FORTUNATE the backers of the proposed ‘Waratah Way’ shared trail between Sandy Point and Waratah Bay.
Their submission to the proposed 2015-2016 South Gippsland Shire Council Annual Budget was one of the very few to be approved by Council at the Special Meeting of Council last Wednesday.
Much to the delight of Cathy Giles from the Sandy Point Community Group, who attended Wednesday’s meeting, a majority of Councillors agreed to what was requested, voting to include up to $20,000 in the Budget for the trail “to fund investigative work that includes undertaking a cultural heritage assessment, title boundary assessments, preliminary design and scoping work”.
Cr Lorraine Brunt’s was the lone voice in opposition to the motion, which was moved by Cr Kieran Kennedy and seconded by fellow Coastal Promontory ward councillor Mohya Davies.
“What’s the use of having a Paths and Trails Strategy if projects such as this, which are not on it, are allowed to jump the queue?” wondered Cr Brunt.

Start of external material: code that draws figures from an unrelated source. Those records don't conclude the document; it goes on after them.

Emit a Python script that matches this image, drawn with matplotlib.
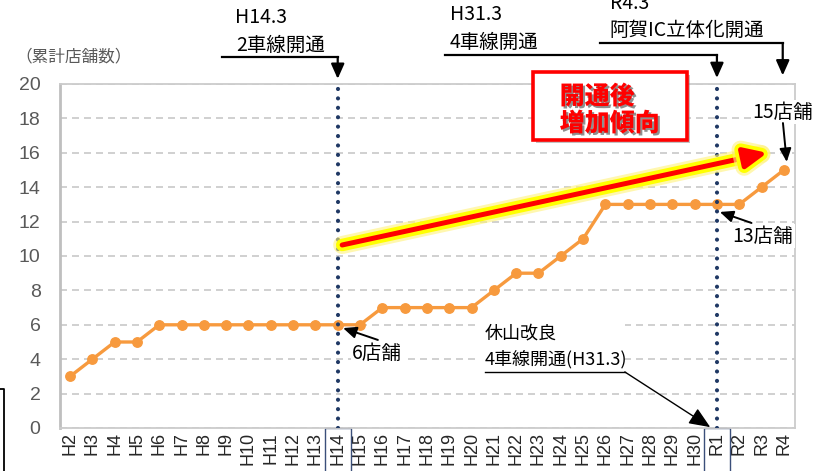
import matplotlib

matplotlib.use("Agg")
import matplotlib.pyplot as plt  # noqa: E402
import matplotlib.patches as mpatches  # noqa: E402
import matplotlib.patheffects as pe  # noqa: E402
import matplotlib.transforms as mtransforms  # noqa: E402
from matplotlib.lines import Line2D  # noqa: E402

plt.rcParams["font.family"] = ["Noto Sans CJK JP", "DejaVu Sans"]

# Fiscal years: Heisei 2..30, then Reiwa 1..4
YEARS = [f"H{i}" for i in range(2, 31)] + [f"R{i}" for i in range(1, 5)]
# Cumulative number of stores
STORES = [3, 4, 5, 5, 6, 6, 6, 6, 6, 6, 6, 6, 6, 6, 7, 7, 7, 7, 7,
          8, 9, 9, 10, 11, 13, 13, 13, 13, 13, 13, 13, 14, 15]
OPEN_2LANE = "H14"  # 2-lane opening, H14.3
OPEN_4LANE = "R1"   # 4-lane opening, H31.3
OPEN_IC = "R4"      # Aga IC grade separation, R4.3

LINE_COLOR = "#F79A3E"
NAVY = "#1F3864"
GRID_GRAY = "#C8C8C8"
TICK_GRAY = "#595959"
NARROW = ["Liberation Sans Narrow", "Liberation Sans", "DejaVu Sans"]

fig = plt.figure(figsize=(8.31, 4.71), dpi=100)
ax = fig.add_axes([60 / 831, 1 - 428 / 471, 735 / 831, 344 / 471])

x = list(range(len(YEARS)))
ax.plot(x, STORES, color=LINE_COLOR, lw=2.4, marker="o", ms=6.8,
        mec=LINE_COLOR, mfc=LINE_COLOR, zorder=4)

ax.set_xlim(-0.45, 32.5)
ax.set_ylim(0, 20)
ax.set_yticks(range(0, 21, 2))
ax.set_xticks(x)
ax.set_xticklabels(YEARS, rotation=90, fontsize=13, family=NARROW,
                   color="#262626")
for lab in ax.get_yticklabels():
    lab.set_family(NARROW)
ax.tick_params(axis="y", length=0, pad=14, labelsize=14, labelcolor=TICK_GRAY)
ax.tick_params(axis="x", length=0, pad=3)

ax.set_axisbelow(True)
ax.grid(axis="y", color=GRID_GRAY, lw=1.2, ls=(0, (4.2, 3.0)))
for side, sp in ax.spines.items():
    sp.set_color("#CCCCCC")
    sp.set_linewidth(1.3)
ax.spines["left"].set_color("#BFBFBF")
ax.spines["left"].set_linewidth(2)

# dotted markers for the openings
i14 = YEARS.index(OPEN_2LANE)
ir1 = YEARS.index(OPEN_4LANE)
iic = YEARS.index(OPEN_IC)
for xi in (i14, ir1):
    ax.axvline(xi, color=NAVY, lw=3.0, ls=(0, (0.01, 2.25)),
               dash_capstyle="round", zorder=5)

# boxes around the highlighted tick labels
blend = mtransforms.blended_transform_factory(ax.transData, ax.transAxes)
for xi in (i14, ir1):
    ax.add_patch(mpatches.Rectangle((xi - 0.58, -0.2), 1.16, 0.2,
                                    transform=blend, fill=False,
                                    ec="#3B4F7A", lw=1.0, clip_on=False))

# upward trend arrow after the opening
glow = [pe.withStroke(linewidth=13, foreground="#FFF27A", alpha=0.6),
        pe.withStroke(linewidth=9, foreground="#FFFF00")]
ax.annotate("", xy=(31.26, 16.0), xytext=(i14 + 0.2, 10.64),
            arrowprops=dict(arrowstyle="-|>,head_length=1.0,head_width=0.45",
                            mutation_scale=14, color="#FF0000", lw=3.6,
                            shrinkA=0, shrinkB=0, path_effects=glow),
            zorder=6)

# event labels at the top
ev_style = dict(fontsize=14, color="black", ha="left", va="center",
                clip_on=False)
ax.text(7.4, 23.84, "H14.3", **ev_style)
ax.text(7.45, 22.27, "2車線開通", **ev_style)
ax.text(17.03, 24.05, "H31.3", **ev_style)
ax.text(17.03, 22.44, "4車線開通", **ev_style)
ax.text(24.2, 24.7, "R4.3", **ev_style)
ax.text(24.2, 23.14, "阿賀IC立体化開通", **ev_style)

ev_arrow = dict(arrowstyle="-|>,head_length=0.9,head_width=0.4",
                mutation_scale=10, color="black", lw=1.6,
                shrinkA=0, shrinkB=0)
for x0, x1, yl, ytip in ((6.81, i14, 21.57, 20.3),
                         (16.81, ir1, 21.69, 20.35),
                         (23.75, iic - 0.05, 22.38, 20.5)):
    ax.add_line(Line2D([x0, x1], [yl, yl], color="black", lw=1.6,
                       clip_on=False))
    ax.annotate("", xy=(x1, ytip), xytext=(x1, yl), arrowprops=ev_arrow,
                annotation_clip=False)

# store count call-outs
pt_arrow = dict(arrowstyle="-|>,head_length=0.8,head_width=0.35",
                mutation_scale=10, color="black", lw=1.4,
                shrinkA=0, shrinkB=0)
wbox = dict(facecolor="white", edgecolor="none", pad=1.0)
ax.text(13.76, 4.36, f"{STORES[i14]}店舗", fontsize=14, ha="center",
        va="center", bbox=wbox, zorder=3)
ax.annotate("", xy=(i14 + 0.24, STORES[i14] - 0.19), xytext=(13.8, 5.12),
            arrowprops=pt_arrow, zorder=6)
ax.text(31.06, 11.16, f"{STORES[ir1]}店舗", fontsize=14, ha="center",
        va="center", bbox=wbox, zorder=3)
ax.annotate("", xy=(ir1 + 0.13, STORES[ir1] - 0.44), xytext=(30.55, 11.92),
            arrowprops=pt_arrow, zorder=6)
ax.text(31.96, 18.37, f"{STORES[iic]}店舗", fontsize=14, ha="center",
        va="center", bbox=wbox, zorder=3, clip_on=False)
ax.annotate("", xy=(iic + 0.13, STORES[iic] + 0.47), xytext=(31.96, 17.73),
            arrowprops=pt_arrow, zorder=6)

# 4-lane opening note near the bottom
ax.add_patch(mpatches.Rectangle((18.3, 2.9), 6.6, 3.6, fc="white",
                                ec="none", zorder=1))
ax.text(18.6, 5.52, "休山改良", fontsize=13, ha="left", va="center",
        zorder=3)
ax.text(18.6, 4.01, "4車線開通(H31.3)", fontsize=13, ha="left",
        va="center", zorder=3)
ax.add_line(Line2D([18.6, 24.87], [3.26, 3.26], color="black", lw=1.0,
                   zorder=3))
ax.annotate("", xy=(ir1 - 0.3, 0.05), xytext=(24.87, 3.26),
            arrowprops=dict(arrowstyle="-|>,head_length=1.0,head_width=0.42",
                            mutation_scale=13, color="black", lw=1.0,
                            shrinkA=0, shrinkB=0),
            zorder=6)

# red call-out box
ax.add_patch(mpatches.Rectangle((20.75, 16.74), 6.9, 3.96, fc="white",
                                ec="#FF0000", lw=2.6, clip_on=False,
                                zorder=7,
                                path_effects=[pe.SimplePatchShadow(
                                    offset=(2, -2), shadow_rgbFace="#888888",
                                    alpha=0.5), pe.Normal()]))
red_txt = dict(fontsize=18, fontweight="heavy", color="#FF0000", ha="left",
               va="center", zorder=8, clip_on=False,
               path_effects=[pe.withSimplePatchShadow(
                   offset=(1.5, -1.5), shadow_rgbFace="#444444", alpha=0.6)])
ax.text(21.95, 19.3, "開通後", **red_txt)
ax.text(21.95, 17.73, "増加傾向", **red_txt)

fig.text(15 / 831, 1 - 57 / 471, "（累計店舗数）", fontsize=12,
         color=TICK_GRAY, ha="left", va="center")
fig.add_artist(Line2D([0, 4 / 831, 4 / 831], [1 - 389 / 471, 1 - 389 / 471, 0],
                      color="black", lw=1.3, transform=fig.transFigure))

fig.savefig("out.png", dpi=100)
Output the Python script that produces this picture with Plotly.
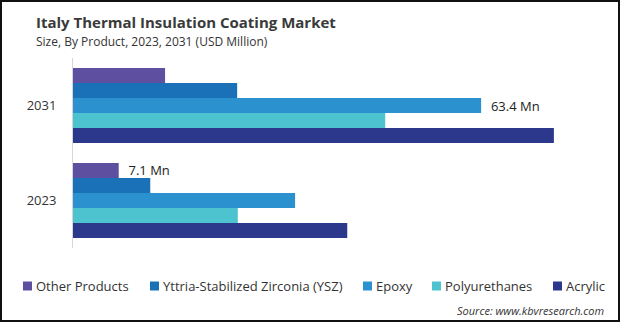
import plotly.graph_objects as go

years = ["2023", "2031"]
series_names = ["Other Products", "Yttria-Stabilized Zirconia (YSZ)", "Epoxy", "Polyurethanes", "Acrylic"]
other_products = [7.1, 14.3]
ysz = [12.0, 25.5]
epoxy = [34.5, 63.4]
polyurethanes = [25.6, 48.5]
acrylic = [42.6, 74.7]
other_labels = ["7.1 Mn", ""]
epoxy_labels = ["", "63.4 Mn"]

colors = {
    "Other Products": "#5F4FA1",
    "Yttria-Stabilized Zirconia (YSZ)": "#1B71B7",
    "Epoxy": "#2B91CF",
    "Polyurethanes": "#4DC3CF",
    "Acrylic": "#2C388C",
}
values = {
    "Other Products": other_products,
    "Yttria-Stabilized Zirconia (YSZ)": ysz,
    "Epoxy": epoxy,
    "Polyurethanes": polyurethanes,
    "Acrylic": acrylic,
}
labels = {"Other Products": other_labels, "Epoxy": epoxy_labels}

W, H = 620, 322
ML, MR, MT, MB = 73, 32, 58, 74
PW = W - ML - MR
PH = H - MT - MB


def px(x):
    return (x - ML) / PW


def py(y):
    return (H - MB - y) / PH


fig = go.Figure()
for name in reversed(series_names):
    t = labels.get(name)
    fig.add_trace(go.Bar(
        y=years, x=values[name], name=name, orientation="h",
        marker=dict(color=colors[name], line=dict(width=0)),
        text=["\u00a0\u00a0" + s if s else "" for s in t] if t else None,
        textposition="outside" if t else None,
        constraintext="none",
        textfont=dict(size=13, color="#222"),
        cliponaxis=False,
        showlegend=False,
        hoverinfo="x+name",
    ))

annotations = [
    dict(text="<b>Italy Thermal Insulation Coating Market</b>", x=px(34), y=py(22),
         xanchor="left", yanchor="middle", font=dict(size=15, color="#3a3a3a")),
    dict(text="Size, By Product, 2023, 2031 (USD Million)", x=px(34), y=py(42),
         xanchor="left", yanchor="middle", font=dict(size=12, color="#333")),
    dict(text="<i>Source: www.kbvresearch.com</i>", x=px(606), y=py(310),
         xanchor="right", yanchor="middle", font=dict(size=11, color="#333")),
]
shapes = []
# legend: square x positions and text start positions (pixels)
legend_sq = [23, 150, 363, 432, 553]
legend_tx = [34, 161, 374, 443, 564]
for name, sx, tx in zip(series_names, legend_sq, legend_tx):
    shapes.append(dict(type="rect", xref="paper", yref="paper",
                       x0=px(sx), x1=px(sx + 9), y0=py(290.5), y1=py(281.5),
                       fillcolor=colors[name], line=dict(width=0)))
    annotations.append(dict(text=name, x=px(tx), y=py(286), xanchor="left", yanchor="middle",
                            font=dict(size=13, color="#333")))
# outer frame
shapes.append(dict(type="rect", xref="paper", yref="paper",
                   x0=px(1), x1=px(619), y0=py(321), y1=py(1),
                   line=dict(color="#111", width=2), fillcolor="rgba(0,0,0,0)"))
for a in annotations:
    a.update(xref="paper", yref="paper", showarrow=False)

fig.update_layout(
    width=W, height=H,
    margin=dict(l=ML, r=MR, t=MT, b=MB),
    paper_bgcolor="white", plot_bgcolor="white",
    font=dict(family="Open Sans", color="#333"),
    barmode="group", bargap=0.21, bargroupgap=0,
    xaxis=dict(range=[0, 80], showgrid=False, showticklabels=False, zeroline=False,
               showline=False, ticks=""),
    yaxis=dict(categoryorder="array", categoryarray=years, showgrid=False,
               showline=True, linecolor="#d6d6d6", linewidth=1, ticks="",
               tickfont=dict(size=13, color="#333"), ticklabelstandoff=13),
    showlegend=False,
    annotations=annotations,
    shapes=shapes,
)

fig.write_html("out.html")
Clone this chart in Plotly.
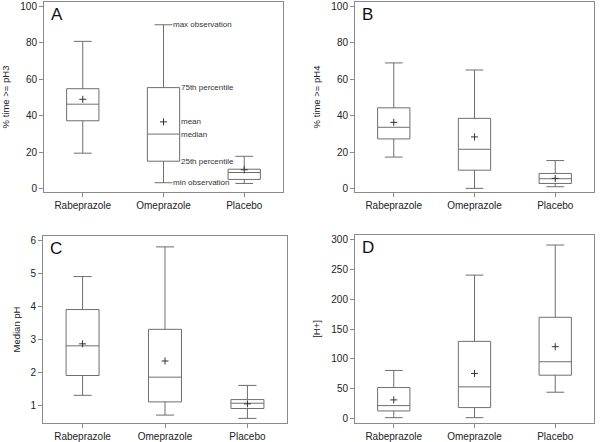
import plotly.graph_objects as go

W, H = 600, 442
categories = ["Rabeprazole", "Omeprazole", "Placebo"]

# Panel A: % time >= pH3
a_min = [19.5, 3.3, 2.9]
a_q1 = [37.3, 15.1, 5.1]
a_med = [46.4, 30.0, 8.9]
a_q3 = [54.9, 55.5, 10.7]
a_max = [80.9, 90.0, 17.8]
a_mean = [49.1, 36.7, 10.4]

# Panel B: % time >= pH4
b_min = [17.2, 0.0, 0.9]
b_q1 = [27.2, 10.0, 2.7]
b_med = [33.6, 21.5, 5.3]
b_q3 = [44.3, 38.5, 8.2]
b_max = [69.0, 65.1, 15.3]
b_mean = [36.3, 28.3, 5.5]

# Panel C: Median pH
c_min = [1.3, 0.7, 0.6]
c_q1 = [1.9, 1.1, 0.9]
c_med = [2.8, 1.85, 1.06]
c_q3 = [3.9, 3.3, 1.17]
c_max = [4.9, 5.8, 1.6]
c_mean = [2.86, 2.34, 1.04]

# Panel D: [H+]
d_min = [2.2, 2.2, 44.6]
d_q1 = [13.4, 19.0, 73.0]
d_med = [22.3, 53.5, 95.4]
d_q3 = [52.4, 129.4, 169.5]
d_max = [80.9, 239.8, 290.0]
d_mean = [31.8, 75.9, 120.5]

panels = [
    dict(name="A", title="% time >= pH3", data=(a_min, a_q1, a_med, a_q3, a_max, a_mean),
         px=(44, 283), py=(2, 192), yr=[-1.8, 102.5], dt=20),
    dict(name="B", title="% time >= pH4", data=(b_min, b_q1, b_med, b_q3, b_max, b_mean),
         px=(355, 594), py=(2, 192), yr=[-2.0, 102.5], dt=20),
    dict(name="C", title="Median pH", data=(c_min, c_q1, c_med, c_q3, c_max, c_mean),
         px=(43, 287), py=(236, 423), yr=[0.46, 6.13], dt=1),
    dict(name="D", title="[H+]", data=(d_min, d_q1, d_med, d_q3, d_max, d_mean),
         px=(355, 594), py=(235, 423), yr=[-6.7, 306.7], dt=50),
]

BOX = "#6e6e6e"
FRAME = "#8a8a8a"
TXT = "#222222"
FONT = "Liberation Sans, Arial, sans-serif"

fig = go.Figure()
layout = dict(width=W, height=H, margin=dict(l=0, r=0, t=0, b=0, pad=0),
              autosize=False,
              paper_bgcolor="white", plot_bgcolor="white", showlegend=False,
              font=dict(family=FONT, size=10, color=TXT))
annotations = []
for i, p in enumerate(panels):
    sfx = "" if i == 0 else str(i + 1)
    xa, ya = "x" + sfx, "y" + sfx
    mn, q1, md, q3, mx, mean = p["data"]
    fig.add_trace(go.Box(
        x=categories, q1=q1, median=md, q3=q3, lowerfence=mn, upperfence=mx,
        xaxis=xa, yaxis=ya, width=0.4, whiskerwidth=0.55,
        fillcolor="white", line=dict(color=BOX, width=1), boxpoints=False,
        hoverinfo="skip"))
    fig.add_trace(go.Scatter(
        x=categories, y=mean, mode="markers", xaxis=xa, yaxis=ya,
        marker=dict(symbol="cross-thin", size=5, line=dict(color="#333333", width=1)),
        hoverinfo="skip"))
    layout["xaxis" + sfx] = dict(
        domain=[p["px"][0] / W, p["px"][1] / W], anchor=ya, automargin=False,
        range=[-0.48, 2.48], type="category", categoryorder="array", categoryarray=categories,
        showline=True, linecolor=FRAME, linewidth=1, mirror=True,
        ticks="outside", ticklen=4, tickcolor=FRAME, showgrid=False, zeroline=False,
        tickfont=dict(size=10, color=TXT, family=FONT))
    layout["yaxis" + sfx] = dict(
        domain=[1 - p["py"][1] / H, 1 - p["py"][0] / H], anchor=xa, automargin=False,
        range=p["yr"], dtick=p["dt"], tick0=0,
        showline=True, linecolor=FRAME, linewidth=1, mirror=True,
        ticks="outside", ticklen=4, tickcolor=FRAME, showgrid=False, zeroline=False,
        tickfont=dict(size=10, color=TXT, family=FONT),
        title=dict(text=p["title"], font=dict(size=9.5, color=TXT, family=FONT), standoff=8))
    annotations.append(dict(
        text=p["name"], xref=xa + " domain", yref=ya + " domain",
        x=0.02, y=0.995, xanchor="left", yanchor="top", showarrow=False,
        font=dict(size=17, color="#111111", family=FONT)))

# Explanatory labels on the Omeprazole box of panel A
lab_font = dict(size=8, color="#333333", family=FONT)
cap_end = 1 + 0.2 * 0.55
box_edge = 1 + 0.2
labels = [
    ("max observation", cap_end, a_max[1]),
    ("75th percentile", box_edge, a_q3[1]),
    ("mean", box_edge, a_mean[1]),
    ("median", box_edge, a_med[1]),
    ("25th percentile", box_edge, a_q1[1]),
    ("min observation", cap_end, a_min[1]),
]
for t, xv, yv in labels:
    annotations.append(dict(text=t, x=xv, y=yv, xref="x", yref="y",
                            xanchor="left", yanchor="middle", xshift=-1,
                            showarrow=False, font=lab_font))
layout["annotations"] = annotations
fig.update_layout(**layout)
fig.write_html("out.html",
               config={"displayModeBar": False},
               post_script="document.body.style.margin='0';document.body.style.padding='0';")
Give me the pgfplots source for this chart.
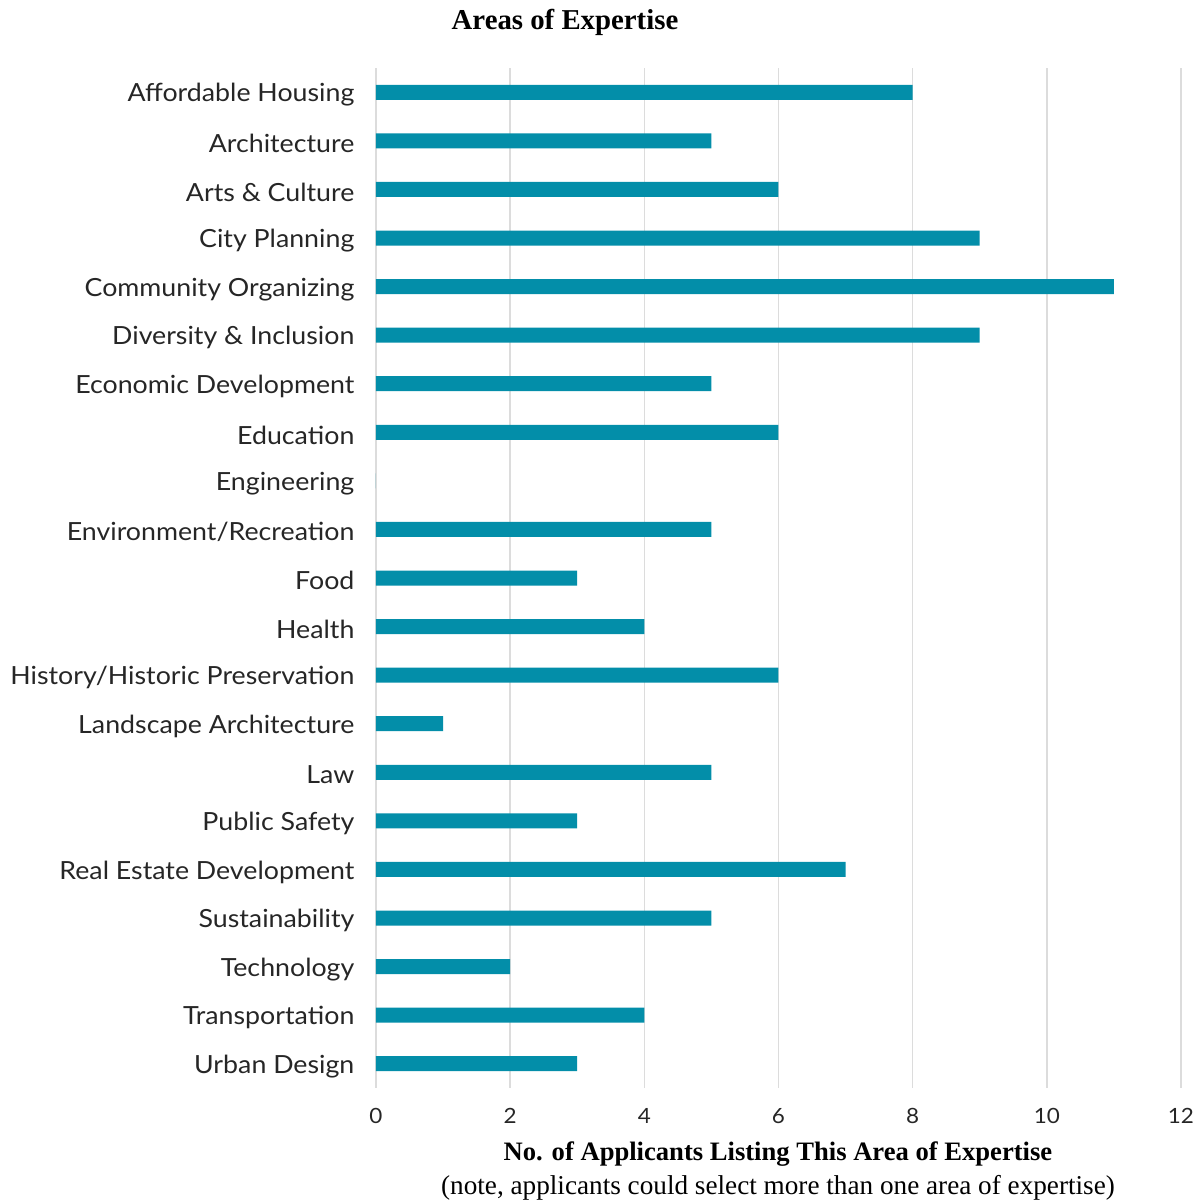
\documentclass[border=0pt]{standalone}
\usepackage{pgfplots}
\pgfplotsset{compat=1.18}
\usepackage{fontspec}
\setmainfont{Lato}
\newfontfamily\labelfont[FakeStretch=1.07]{Lato}
\newfontfamily\serif{Liberation Serif}
\definecolor{bar}{HTML}{038EA9}
\definecolor{gridc}{HTML}{DCDCDC}
\definecolor{txt}{HTML}{262626}
\begin{document}
\begin{tikzpicture}
\begin{axis}[
  at={(0,0)}, anchor=south west,
  scale only axis,
  width=402.5pt, height=510pt,
  xbar, bar width=7.5pt,
  xmin=0, xmax=12,
  ymin=-0.5, ymax=20.5,
  y dir=reverse,
  ytick={0,...,20},
  yticklabels={Affordable Housing, Architecture, Arts \& Culture, City Planning, Community Organizing, Diversity \& Inclusion, Economic Development, Education, Engineering, Environment/Recreation, Food, Health, History/Historic Preservation, Landscape Architecture, Law, Public Safety, Real Estate Development, Sustainability, Technology, Transportation, Urban Design},
  xtick={0,2,...,12},
  axis line style={draw=none},
  tick style={draw=none},
  xmajorgrids, grid style={gridc, line width=0.8pt},
  yticklabel style={font=\labelfont\fontsize{12.5}{14}\selectfont, text=txt, xshift=-3pt, yshift=-1.3pt},
  xticklabel style={font=\labelfont\fontsize{10.5}{12}\selectfont, text=txt, yshift=-6.5pt},
  /pgf/number format/assume math mode=true,
  clip=false,
]
\addplot[fill=bar, draw=none] coordinates {
(8,0) (5,1) (6,2) (9,3) (11,4) (9,5) (5,6) (6,7) (0,8) (5,9) (3,10) (4,11) (6,12) (1,13) (5,14) (3,15) (7,16) (5,17) (2,18) (4,19) (3,20)};
\end{axis}
\node[font=\serif\bfseries\fontsize{14.4}{16}\selectfont, text=black] at (94.5pt,533pt) {Areas of Expertise};
\node[font=\serif\bfseries\fontsize{13.3}{15}\selectfont, text=black] at (201pt,-33pt) {No. of Applicants Listing This Area of Expertise};
\node[font=\serif\fontsize{13.6}{15}\selectfont, text=black] at (201pt,-50pt) {(note, applicants could select more than one area of expertise)};
\pgfresetboundingbox
\path (-188pt,-56.5pt) rectangle (411.5pt,544pt);
\end{tikzpicture}
\end{document}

Her argument fell on deaf ears, as did the advice from council officers, who suggested in their report to Council that providing funding for the request would be premature as Council is yet to revise the Paths and Trails Strategy or assess the suitability of the trail for inclusion in the revised strategy.
A walk would be magnificent, said Cr Kennedy, arguing that local coastal areas face an inundation of visitors and there is a distinct lack of infrastructure to cater for them. He insisted the term to be used was “manoeuvring” and not “jumping the queue”.
Cr Davies said that it was an oversight not to have had the shared trail on the Paths and Trails Strategy in the first place. She argued that there was strong support for it from the Sandy Point and Waratah Bay communities, as well as from the Department of Environment, Land, Water and Planning (DELWP), and the path would be well used. She said it was a question of “creating the sort of useable infrastructure this shire needs”.
Crs Jim Fawcett and Bob Newton both expressed some reservations about approving a project which was essentially being allowed to “jump the queue” but said they would vote for it anyway. Cr Fawcett said he was also concerned about the lack of documentation, but he would put aside his concerns because “we do need to do something for our coastal areas”.
Cr McEwen said he was a supporter of the initiative and would vote for it. His reasoning? Council, he said, was saying “no” to predominantly all the Budget submissions, and to say “yes” to something would show that the S223 submission process worked.
When it came to the vote, whatever the reasoning on the part of each Councillor, the backers of the proposed shared trail got their way.